It was during this time that Tieff showed up finally, as his LIRR train was delayed (what a shock).  Them my good friend and "rival blogger", Jerry Beach, aka Defiantly Dutch tweeted as to where I was in the building.   Jaden had to remind him that I was sitting in my old season ticket seat.  Tieff and I would sit with Jerry, his lovely wife Michelle and his absolutely cute daughter Molly in the second half.

NJIT would cut the lead as Ky Howard and Damon Lynn would assist each other on their respective baskets.  Lynn's three, which would be one of many for him on the night, cut the score to 9-5.   Hofstra would respond with a 7-1 spurt to go up 16-6. Then Nigel Sydnor, whose name would result in several Spinal Tap reference tweets, including one where we all hoped that Spinal Tap would recruit Karl Hess to be their drummer, hit a basket and a free throw to cut the Hofstra lead to seven, 16-9.

The Pride would respond with an 11-2 spurt as Zeke Upshaw, an absolute hidden gem of a graduate student find by Mihalich, scored four of the points in that run.  Jordan Allen, who by necessity (Nesmith's injury) has become a point guard, assisted on a Jamall Robinson three, then added a basket to put Hofstra up 27-11 with six and a half minutes left.  

But as has been the case with the Pride for the entire season, they can look good for several minutes, then look stagnant and error prone on offense.  In the span of three minutes, Hofstra committed four turnovers.  NJIT took advantage and went on a 9-1 run during that span.  A Winfred Willis layup cut the lead to eight, 28-20 with 2:46 left in the half.

The Pride outscored the Highlanders 9-5 the rest of the half to take a 37-25 lead into halftime.  Nesmith had a hand in the final six points for Hofstra, scoring four on a layup and two free throws, while assisting on a Chris Jenkins three pointer.  The graduate student Nesmith's basketball career is a very unique story.

Nesmith was a two sport star in high school in New Jersey in basketball and football.  He was actually recruited by Northeastern as a quarterback and was a redshirt freshman for the Huskies.   Well, just like Hofstra did a short time later, Northeastern killed their football program.   Nesmith decided he would play basketball instead and inquired about a spot on the Huskies basketall team, but they had no scholarships available.    Northeastern was kind enough to allow him to transfer to Monmouth to play basketball.

But due to NCAA rules,  Nesmith had to sit out a year.  Why?  Because he switched sports when he transferred, he was not eligible to keep a year of eligibility.   Yes the NCAA, aka the No Clue At All, penalized Nesmith for transferring because he decided to transfer to play basketball instead of football.  In other words, Nesmith was punished for trying to find a school that would give him a scholarship to play a sport when his original school took away his scholarship and didn't have a scholarship in the other sport he played.  

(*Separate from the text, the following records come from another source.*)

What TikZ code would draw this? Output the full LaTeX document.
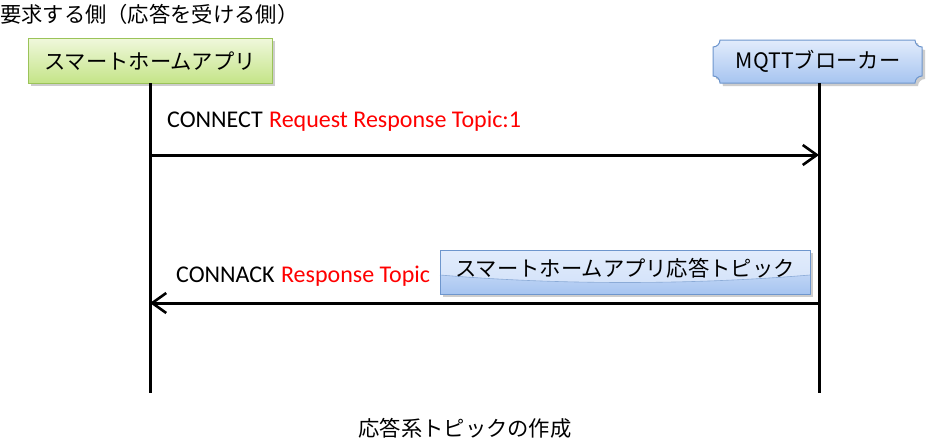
\documentclass[tikz,border=0pt]{standalone}
\usepackage{fontspec}
\setmainfont{Carlito}
\newfontfamily\jp{Noto Sans CJK JP}
\usetikzlibrary{arrows.meta}
\definecolor{gtop}{RGB}{240,248,220}
\definecolor{gbot}{RGB}{196,228,136}
\definecolor{gbd}{RGB}{155,195,89}
\definecolor{btop}{RGB}{226,236,252}
\definecolor{bbot}{RGB}{166,196,240}
\definecolor{bbd}{RGB}{110,150,205}
\definecolor{shd}{RGB}{205,205,205}
\tikzset{
  txt/.style={inner sep=0pt, font=\fontsize{21.3}{24}\selectfont},
  lbl/.style={inner sep=0pt, font=\fontsize{24}{28}\selectfont},
  life/.style={line width=3pt},
  msg/.style={line width=3pt, -{Straight Barb[length=14pt,width=20pt,line width=2.6pt]}},
}
\begin{document}
\begin{tikzpicture}[x=1pt,y=-1pt]
\useasboundingbox[fill=white] (0,0) rectangle (929,439);
% title
\node[txt, anchor=west] (title) at (0,14) {\jp 要求する側（応答を受ける側）};
% app box
\fill[shd] (31,41) rectangle (275,86);
\shade[top color=gtop, bottom color=gbot, draw=gbd, line width=1pt] (28,38) rectangle (272,83);
\node[txt] (app) at (150,61) {\jp スマートホームアプリ};
\coordinate (appb) at (150,83);
\coordinate (appe) at (150,393);
% broker box
\fill[shd] (723,43) -- (918,43) .. controls (918,46.86) and (921.14,50) .. (925,50) -- (925,79) .. controls (921.14,79) and (918,82.14) .. (918,86) -- (723,86) .. controls (723,82.14) and (719.86,79) .. (716,79) -- (716,50) .. controls (719.86,50) and (723,46.86) .. (723,43) -- cycle;
\shade[top color=btop, bottom color=bbot, draw=bbd, line width=1pt] (720,40) -- (915,40) .. controls (915,43.86) and (918.14,47) .. (922,47) -- (922,76) .. controls (918.14,76) and (915,79.14) .. (915,83) -- (720,83) .. controls (720,79.14) and (716.86,76) .. (713,76) -- (713,47) .. controls (716.86,47) and (720,43.86) .. (720,40) -- cycle;
\node[txt] (broker) at (818,61) {\jp MQTTブローカー};
\coordinate (brb) at (819,83);
\coordinate (bre) at (819,393);
% lifelines
\draw[life] (appb) -- (appe);
\draw[life] (brb) -- (bre);
% message 1
\coordinate (m1s) at (150,155);
\coordinate (m1e) at (819,155);
\draw[msg] (m1s) -- (m1e);
\node[lbl, anchor=west] (l1) at (167,121) {CONNECT\hspace{1pt} \textcolor{red}{Request Response Topic:1}};
% topic box
\fill[shd] (443,253) rectangle (813,297);
\shade[top color=btop, bottom color=btop!70!bbot] (440,250) rectangle (810,294);
\shade[top color=btop!40!bbot, bottom color=bbot] (440,275) .. controls (560,285) and (690,285) .. (810,275) -- (810,294) -- (440,294) -- cycle;
\draw[bbd!80!white, line width=0.6pt] (440,275) .. controls (560,285) and (690,285) .. (810,275);
\draw[bbd, line width=1pt] (440,250) rectangle (810,294);
\node[txt] (topic) at (625,268) {\jp スマートホームアプリ応答トピック};
% message 2
\coordinate (m2s) at (819,303);
\coordinate (m2e) at (150,303);
\draw[msg] (m2s) -- (m2e);
\node[lbl, anchor=west] (l2) at (176,276) {CONNACK\hspace{1pt} \textcolor{red}{Response Topic}};
% caption
\node[txt] (cap) at (465,428) {\jp 応答系トピックの作成};
\end{tikzpicture}
\end{document}
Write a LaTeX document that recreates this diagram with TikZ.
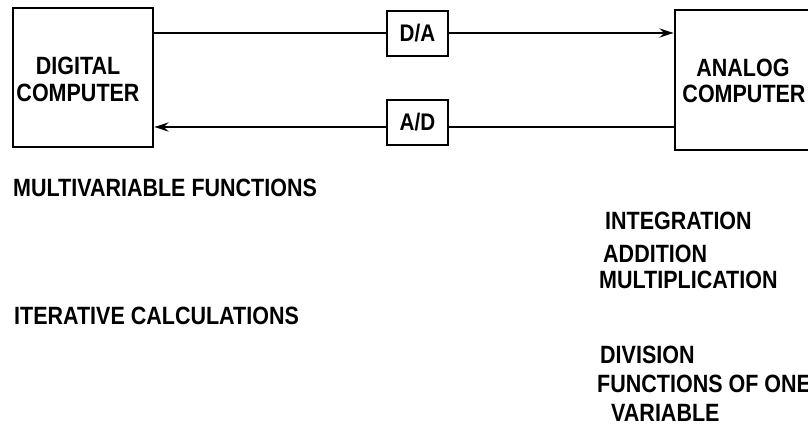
\documentclass[tikz,border=0pt]{standalone}
\usepackage{fontspec}
\setmainfont{Liberation Sans}[FakeStretch=0.86]
\usetikzlibrary{arrows.meta}
\begin{document}
\begin{tikzpicture}[x=1pt,y=-1pt,
  blk/.style={draw,line width=2.8pt,inner sep=0pt},
  conv/.style={draw,line width=2.8pt,minimum width=61pt,minimum height=45pt,inner sep=0pt,font=\bfseries\fontsize{24}{28}\selectfont},
  lbl/.style={font=\bfseries\fontsize{25}{30}\selectfont,anchor=base,inner sep=0pt},
  txt/.style={font=\bfseries\fontsize{25}{28}\selectfont,anchor=base west,inner sep=0pt},
  wire/.style={line width=2.8pt},
  tip/.style={-{Stealth[length=14pt,width=9pt]}}]
\useasboundingbox (0,0) rectangle (808,430);
\node[blk,minimum width=140pt,minimum height=139pt] (dig) at (83,77.5) {};
\node[lbl] (digt1) at (78,75) {DIGITAL};
\node[lbl] (digt2) at (78,102) {COMPUTER};
\node[blk,minimum width=140pt,minimum height=140pt] (ana) at (745,80) {};
\node[lbl] (anat1) at (743,77) {ANALOG};
\node[lbl] (anat2) at (744,103) {COMPUTER};
\node[conv] (da) at (417.5,33.5) {D/A};
\node[conv] (ad) at (417.5,122.5) {A/D};
\coordinate (dout) at (dig.east |- 0,33);
\coordinate (ain) at (ana.west |- 0,33);
\coordinate (aout) at (ana.west |- 0,127);
\coordinate (din) at (dig.east |- 0,127);
\draw[wire] (dout) -- (da.west |- dout);
\draw[wire,tip] (da.east |- ain) -- (ain);
\draw[wire] (aout) -- (ad.east |- aout);
\draw[wire,tip] (ad.west |- din) -- (din);
\node[txt] (mv) at (13,197) {MULTIVARIABLE FUNCTIONS};
\node[txt] (it) at (14,324) {ITERATIVE CALCULATIONS};
\node[txt] (in) at (605,230) {INTEGRATION};
\node[txt] (add) at (603,262) {ADDITION};
\node[txt] (mul) at (599,288) {MULTIPLICATION};
\node[txt] (div) at (600,363) {DIVISION};
\node[txt] (fun) at (597,392) {FUNCTIONS OF ONE};
\node[txt] (var) at (611,421) {VARIABLE};
\end{tikzpicture}
\end{document}
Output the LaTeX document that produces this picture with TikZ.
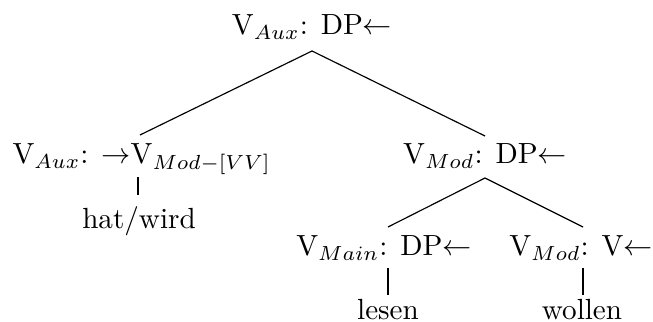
\documentclass[tikz,border=0pt]{standalone}
\begin{document}
\begin{tikzpicture}[x=0.343pt,y=-0.343pt,
  lbl/.style={anchor=base,inner sep=0pt,font=\fontsize{10}{12}\selectfont},
  edge/.style={line width=0.4pt}]
\useasboundingbox (0,0) rectangle (653,322);
% labels
\node[lbl] (root) at (312,35) {V$_{Aux}$: DP$\leftarrow$};
\node[lbl,anchor=base west] (lc) at (12,164) {V$_{Aux}$: $\rightarrow$V$_{Mod-[VV]}$};
\node[lbl] (hw) at (139,229) {hat/wird};
\node[lbl] (rc) at (485,164) {V$_{Mod}$: DP$\leftarrow$};
\node[lbl] (vm) at (384,256) {V$_{Main}$: DP$\leftarrow$};
\node[lbl] (vmod) at (581,256) {V$_{Mod}$: V$\leftarrow$};
\node[lbl] (les) at (388,320) {lesen};
\node[lbl] (wol) at (582,320) {wollen};
% edge end points
\coordinate (root-b) at (312,51);
\coordinate (lc-t) at (140,135);
\coordinate (lc-b) at (138,177);
\coordinate (hw-t) at (138,195);
\coordinate (rc-t) at (485,136);
\coordinate (rc-b) at (485,178);
\coordinate (vm-t) at (388,227);
\coordinate (vm-b) at (388,268);
\coordinate (les-t) at (388,295);
\coordinate (vmod-t) at (583,227);
\coordinate (vmod-b) at (583,268);
\coordinate (wol-t) at (583,295);
% edges
\draw[edge] (root-b) -- (lc-t);
\draw[edge] (root-b) -- (rc-t);
\draw[edge] (lc-b) -- (hw-t);
\draw[edge] (rc-b) -- (vm-t);
\draw[edge] (rc-b) -- (vmod-t);
\draw[edge] (vm-b) -- (les-t);
\draw[edge] (vmod-b) -- (wol-t);
\end{tikzpicture}
\end{document}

This is another reason why people from Jay Bilas to Jerry Tarkanian have problems with the NCAA.   Their eligibility rulings, which often seem arbitrary, absolutely make no sense in an instance like this case.  Nesmith eventually would play two seasons at Monmouth, graduated and got his degree.  Then due to NCAA's graduate transfer rule, Nesmith transferred to Hofstra for his final season while going to graduate school.   It's ironic that Nesmith would end his college playing career with Hofstra, a school, as noted, just like Northeastern, killed its football program also in 2009. 

Hofstra has had their own history of players, from this season with Eliel Gonzalez to a few seasons ago with Brad Kelleher.   The NCAA ruled that Gonzalez received "partial" approval for his eligibility waiver.  If he makes the necessary academic progress, he will be eligible next season and be eligible for four seasons.   

Meanwhile, Kelleher had originally been ruled ineligible and was out  for the 2009-10 season due to supposedly signing a contract with an Australian pro league.  The general manager of the league in an interview said it was an application form, not a contract.  Eventually Kelleher received eligibilty for part of his senior season and was the starting point guard for the 2010-11 team that made the CAA Tournament Semifinals.

At halftime, Tieff and I made our way to Defiantly Dutch and his family's season ticket seats underneath the Hofstra basket.   It was there that I was greeted by my long time friend, mentor and former boss, Howard Graves.  Howard and I caught up for several minutes and it was great seeing my dear friend who taught me so much in my first administrative position on campus.

Tieff and I spent the second half watching the game with Jerry, Michelle and Molly, who is just absolutely adorable.  We caught up with each other on what's going on with our lives and of course, discussed Hofstra basketball.

The second half saw the Highlanders cut the Pride lead to six, 39-33.  Then Hofstra went on a 9-1 spurt as they buried three shots from beyond the arc.  Robinson sandwiched two three pointers around a Nesmith three pointer to give the Pride 48-34. 

NJIT would again cut the lead to single digits, but a Nwaukoni layup and a Jenkins three put Hofstra back up 53-40 with eleven minutes left in the game.  Defiantly Dutch appropriately compared the reserve Jenkins to "The Microwave" Vinnie Johnson, the longtime bench player for the Detroit Pistons known for his propensity to score quickly/heat up from long range.  Jenkins even looks like Johnson with his six foot four, 215 pound build.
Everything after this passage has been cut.